> [EXERCISE AIM]:
Transcribe every line exactly. Leave the pictures behind.

— start —

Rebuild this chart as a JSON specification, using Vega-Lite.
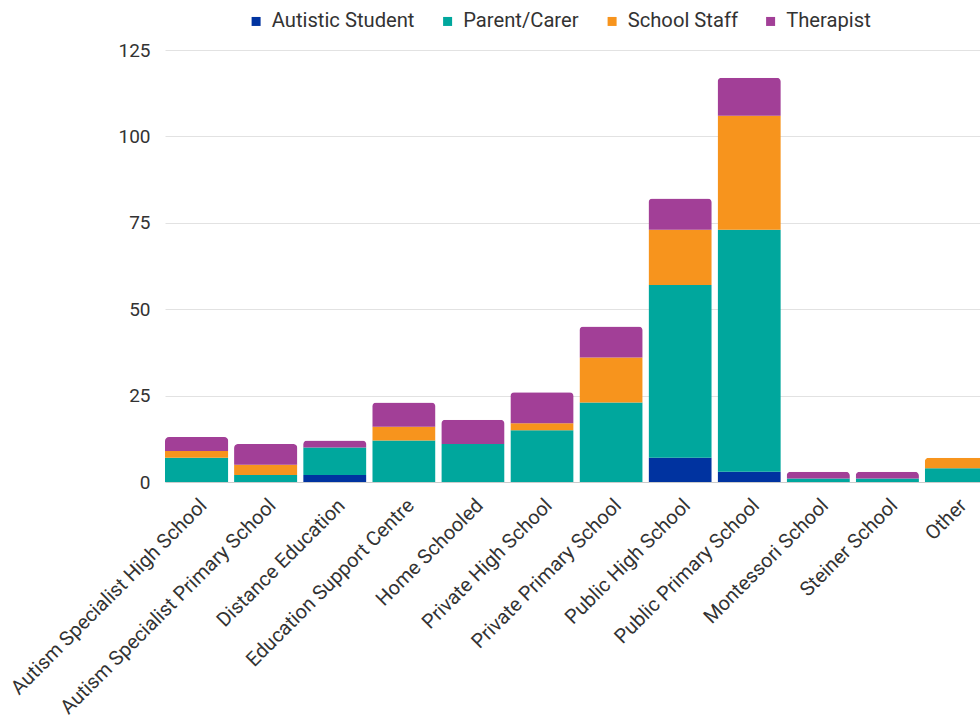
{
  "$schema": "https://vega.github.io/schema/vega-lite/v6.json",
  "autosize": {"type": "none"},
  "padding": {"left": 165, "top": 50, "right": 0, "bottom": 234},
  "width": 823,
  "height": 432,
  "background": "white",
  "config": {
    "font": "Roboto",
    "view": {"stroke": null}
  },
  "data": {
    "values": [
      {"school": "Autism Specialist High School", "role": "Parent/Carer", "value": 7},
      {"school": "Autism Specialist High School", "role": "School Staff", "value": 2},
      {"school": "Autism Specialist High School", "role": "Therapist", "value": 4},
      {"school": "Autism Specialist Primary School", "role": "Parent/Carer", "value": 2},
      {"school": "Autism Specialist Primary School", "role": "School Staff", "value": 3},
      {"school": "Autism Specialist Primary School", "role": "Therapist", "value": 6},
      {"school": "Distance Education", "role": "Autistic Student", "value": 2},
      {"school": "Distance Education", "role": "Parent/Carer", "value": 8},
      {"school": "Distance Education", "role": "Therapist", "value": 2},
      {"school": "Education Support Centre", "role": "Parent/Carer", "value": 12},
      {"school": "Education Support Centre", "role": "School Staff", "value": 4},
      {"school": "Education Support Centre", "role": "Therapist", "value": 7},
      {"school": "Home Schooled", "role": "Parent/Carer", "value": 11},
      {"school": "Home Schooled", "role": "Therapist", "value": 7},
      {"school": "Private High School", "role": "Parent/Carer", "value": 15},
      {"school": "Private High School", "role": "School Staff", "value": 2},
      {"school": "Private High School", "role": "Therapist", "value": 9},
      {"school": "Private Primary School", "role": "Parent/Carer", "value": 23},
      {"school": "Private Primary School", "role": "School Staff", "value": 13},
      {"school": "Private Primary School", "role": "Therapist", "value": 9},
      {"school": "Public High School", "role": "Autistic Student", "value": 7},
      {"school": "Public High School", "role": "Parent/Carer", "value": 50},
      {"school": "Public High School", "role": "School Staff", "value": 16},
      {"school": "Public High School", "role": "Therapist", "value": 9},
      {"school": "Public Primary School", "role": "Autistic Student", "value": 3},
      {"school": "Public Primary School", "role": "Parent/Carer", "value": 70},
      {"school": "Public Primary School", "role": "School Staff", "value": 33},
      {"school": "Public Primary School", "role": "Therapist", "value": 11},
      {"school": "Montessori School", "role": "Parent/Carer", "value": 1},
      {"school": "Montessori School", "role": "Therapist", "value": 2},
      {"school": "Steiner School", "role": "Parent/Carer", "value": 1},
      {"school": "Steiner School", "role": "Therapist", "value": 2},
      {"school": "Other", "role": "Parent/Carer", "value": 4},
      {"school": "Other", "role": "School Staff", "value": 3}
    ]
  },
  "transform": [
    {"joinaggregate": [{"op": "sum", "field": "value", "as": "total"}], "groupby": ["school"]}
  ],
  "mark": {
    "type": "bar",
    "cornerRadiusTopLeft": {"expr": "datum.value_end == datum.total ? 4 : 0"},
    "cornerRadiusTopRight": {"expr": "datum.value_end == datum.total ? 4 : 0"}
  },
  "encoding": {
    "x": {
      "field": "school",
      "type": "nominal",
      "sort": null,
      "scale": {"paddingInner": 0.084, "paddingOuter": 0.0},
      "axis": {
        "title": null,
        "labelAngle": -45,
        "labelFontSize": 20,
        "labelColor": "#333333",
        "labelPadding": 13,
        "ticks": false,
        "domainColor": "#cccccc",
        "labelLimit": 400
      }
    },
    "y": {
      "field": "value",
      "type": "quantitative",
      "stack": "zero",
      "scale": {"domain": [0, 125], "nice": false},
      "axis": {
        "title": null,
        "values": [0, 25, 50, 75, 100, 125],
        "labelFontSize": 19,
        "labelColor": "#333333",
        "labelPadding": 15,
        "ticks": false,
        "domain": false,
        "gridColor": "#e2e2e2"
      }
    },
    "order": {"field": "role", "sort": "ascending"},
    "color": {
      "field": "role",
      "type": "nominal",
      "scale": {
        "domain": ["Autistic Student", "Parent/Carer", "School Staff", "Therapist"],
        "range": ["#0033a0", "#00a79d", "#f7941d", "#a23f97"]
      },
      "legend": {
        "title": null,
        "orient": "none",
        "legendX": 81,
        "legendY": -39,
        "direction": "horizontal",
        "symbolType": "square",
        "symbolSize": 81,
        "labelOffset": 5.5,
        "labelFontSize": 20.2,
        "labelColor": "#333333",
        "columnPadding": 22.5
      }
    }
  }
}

— end —

> [WRITTEN RESPONSE]:
Rebuild this chart as a JSON specification, using Vega-Lite.
{
  "$schema": "https://vega.github.io/schema/vega-lite/v6.json",
  "autosize": {"type": "none"},
  "padding": {"left": 165, "top": 50, "right": 0, "bottom": 234},
  "width": 823,
  "height": 432,
  "background": "white",
  "config": {
    "font": "Roboto",
    "view": {"stroke": null}
  },
  "data": {
    "values": [
      {"school": "Autism Specialist High School", "role": "Parent/Carer", "value": 7},
      {"school": "Autism Specialist High School", "role": "School Staff", "value": 2},
      {"school": "Autism Specialist High School", "role": "Therapist", "value": 4},
      {"school": "Autism Specialist Primary School", "role": "Parent/Carer", "value": 2},
      {"school": "Autism Specialist Primary School", "role": "School Staff", "value": 3},
      {"school": "Autism Specialist Primary School", "role": "Therapist", "value": 6},
      {"school": "Distance Education", "role": "Autistic Student", "value": 2},
      {"school": "Distance Education", "role": "Parent/Carer", "value": 8},
      {"school": "Distance Education", "role": "Therapist", "value": 2},
      {"school": "Education Support Centre", "role": "Parent/Carer", "value": 12},
      {"school": "Education Support Centre", "role": "School Staff", "value": 4},
      {"school": "Education Support Centre", "role": "Therapist", "value": 7},
      {"school": "Home Schooled", "role": "Parent/Carer", "value": 11},
      {"school": "Home Schooled", "role": "Therapist", "value": 7},
      {"school": "Private High School", "role": "Parent/Carer", "value": 15},
      {"school": "Private High School", "role": "School Staff", "value": 2},
      {"school": "Private High School", "role": "Therapist", "value": 9},
      {"school": "Private Primary School", "role": "Parent/Carer", "value": 23},
      {"school": "Private Primary School", "role": "School Staff", "value": 13},
      {"school": "Private Primary School", "role": "Therapist", "value": 9},
      {"school": "Public High School", "role": "Autistic Student", "value": 7},
      {"school": "Public High School", "role": "Parent/Carer", "value": 50},
      {"school": "Public High School", "role": "School Staff", "value": 16},
      {"school": "Public High School", "role": "Therapist", "value": 9},
      {"school": "Public Primary School", "role": "Autistic Student", "value": 3},
      {"school": "Public Primary School", "role": "Parent/Carer", "value": 70},
      {"school": "Public Primary School", "role": "School Staff", "value": 33},
      {"school": "Public Primary School", "role": "Therapist", "value": 11},
      {"school": "Montessori School", "role": "Parent/Carer", "value": 1},
      {"school": "Montessori School", "role": "Therapist", "value": 2},
      {"school": "Steiner School", "role": "Parent/Carer", "value": 1},
      {"school": "Steiner School", "role": "Therapist", "value": 2},
      {"school": "Other", "role": "Parent/Carer", "value": 4},
      {"school": "Other", "role": "School Staff", "value": 3}
    ]
  },
  "transform": [
    {"joinaggregate": [{"op": "sum", "field": "value", "as": "total"}], "groupby": ["school"]}
  ],
  "mark": {
    "type": "bar",
    "cornerRadiusTopLeft": {"expr": "datum.value_end == datum.total ? 4 : 0"},
    "cornerRadiusTopRight": {"expr": "datum.value_end == datum.total ? 4 : 0"}
  },
  "encoding": {
    "x": {
      "field": "school",
      "type": "nominal",
      "sort": null,
      "scale": {"paddingInner": 0.084, "paddingOuter": 0.0},
      "axis": {
        "title": null,
        "labelAngle": -45,
        "labelFontSize": 20,
        "labelColor": "#333333",
        "labelPadding": 13,
        "ticks": false,
        "domainColor": "#cccccc",
        "labelLimit": 400
      }
    },
    "y": {
      "field": "value",
      "type": "quantitative",
      "stack": "zero",
      "scale": {"domain": [0, 125], "nice": false},
      "axis": {
        "title": null,
        "values": [0, 25, 50, 75, 100, 125],
        "labelFontSize": 19,
        "labelColor": "#333333",
        "labelPadding": 15,
        "ticks": false,
        "domain": false,
        "gridColor": "#e2e2e2"
      }
    },
    "order": {"field": "role", "sort": "ascending"},
    "color": {
      "field": "role",
      "type": "nominal",
      "scale": {
        "domain": ["Autistic Student", "Parent/Carer", "School Staff", "Therapist"],
        "range": ["#0033a0", "#00a79d", "#f7941d", "#a23f97"]
      },
      "legend": {
        "title": null,
        "orient": "none",
        "legendX": 81,
        "legendY": -39,
        "direction": "horizontal",
        "symbolType": "square",
        "symbolSize": 81,
        "labelOffset": 5.5,
        "labelFontSize": 20.2,
        "labelColor": "#333333",
        "columnPadding": 22.5
      }
    }
  }
}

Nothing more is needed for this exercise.